Dans les nécropoles se promènent des créatures insolites baignant dans une lumière particulière. Elles n'appartiennent ni au monde des morts ni à celui des vivants. Je ne chercherai pas à démontrer leur existence. Elles n'ont nul besoin de moi pour prouver qu'elles ne sont pas des réalités tangibles.
Tout arrive dans la vie, même une rencontre avec ce qui aurait dû rester caché, par exemple avec un porteur d'offrandes de la XVIIIe dynastie ou un nain attaché à la garde-robe du roi Pépi.
Des scribes se sont spécialisés dans la biographie des créatures en question. On les croise dans le Livre des deux chemins ou dans celui des Cavernes. On peut se laisser berner par les images les présentant comme des génies de la Douat ou des morts en transit. Elles sont plus faciles à identifier dans les syringes royales car elles ne s'apparentent à aucune représentation de la faune peuplant les territoires de L'Ailleurs.

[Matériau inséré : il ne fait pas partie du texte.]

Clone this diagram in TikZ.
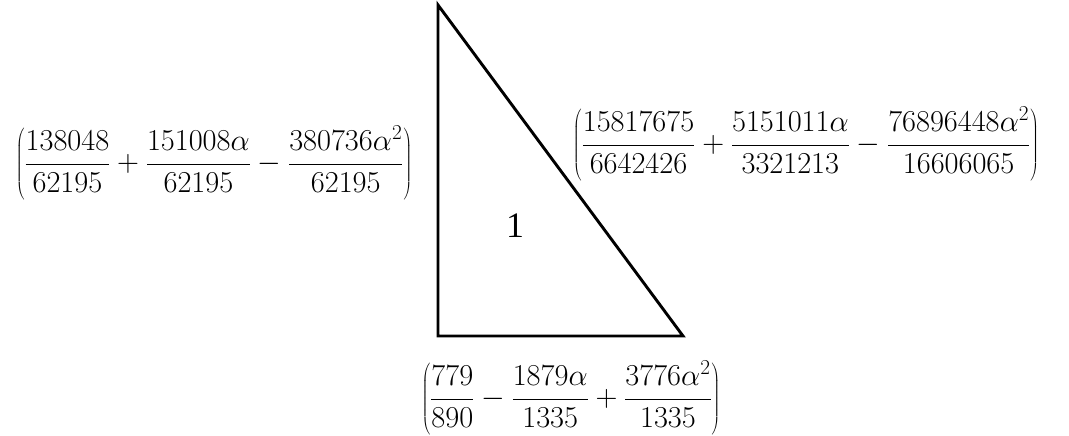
\RequirePackage{fix-cm}
\documentclass[tikz,border=0pt]{standalone}
\usepackage{fontspec}
\newfontfamily\timesfont{Liberation Serif}
\tikzset{
  edge/.style={line width=2.9bp, line join=miter},
  formula/.style={inner sep=0pt, font=\fontsize{30.5}{36}\selectfont},
  facelabel/.style={inner sep=0pt, font=\timesfont\fontsize{36}{40}\selectfont}
}
\begin{document}
\begin{tikzpicture}[x=1bp,y=-1bp]
\useasboundingbox (0,0) rectangle (1069,436);
\coordinate (A) at (438,5);
\coordinate (B) at (438,336);
\coordinate (C) at (683,336);
\draw[edge] (A) -- (B) -- (C) -- cycle;
\node[facelabel] (one) at (515,226) {1};
\node[formula] (left) at (214,163) {$\displaystyle\left(\frac{138048}{62195}+\frac{151008\alpha}{62195}-\frac{380736\alpha^{2}}{62195}\right)$};
\node[formula] (right) at (806,144) {$\displaystyle\left(\frac{15817675}{6642426}+\frac{5151011\alpha}{3321213}-\frac{76896448\alpha^{2}}{16606065}\right)$};
\node[formula] (bottom) at (571,398) {$\displaystyle\left(\frac{779}{890}-\frac{1879\alpha}{1335}+\frac{3776\alpha^{2}}{1335}\right)$};
\end{tikzpicture}
\end{document}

Je ne veux pas vous raconter des choses qui font peur en devenant de minuscules mais tenaces inquiétudes liées à la fuite du temps ou au regret de n'avoir pas réussi à franchir certaines frontières.
On comprend mieux les choses qu'on n'a pas décortiquées à la manière d'un médecin légiste. On les laisse mûrir à l'intérieur d'un sarcophage et peu à peu elles se transforment en volutes et en spirales. Des galaxies tournent au fond des tombes même si le Ba du prince s'est envolé depuis des siècles.
Quand vous entrez dans une tombe égyptienne, adoptez un profil bas. Ce n'est pas un cabinet de curiosités mais le réceptacle de mystères enfouis mais bien vivants, à mi-chemin entre la poésie et la métaphysique.
Peu d'éléments importants subsistent dans la partie médiane. A la manière de l'Ouroboros, ce qui est au début se retrouve à la fin, dans un état de pureté proche de la perfection mise en scène lors d'un rituel.
La tombe n'est rien d'autre que le lieu d'un rite rendant effective l'immortalité individuelle.
Les rites ne racontent pas une histoire qui ne serait jamais arrivée, ne parlent pas de gens qui n'auraient pas existé.
Un rite est plus efficace dans un lieu qui ne l'enferme pas mais lui permet d'investir tous les niveaux envisageables. Ce lieu participe au pouvoir de bouleversement du rite. A un moment donné, le lieu et le rite entrent en interaction et se fécondent mutuellement.
Une île déserte couronnée d'un volcan et dont les rives sont battues par les eaux du Noun reste le lieu idéal pour pratiquer un rituel.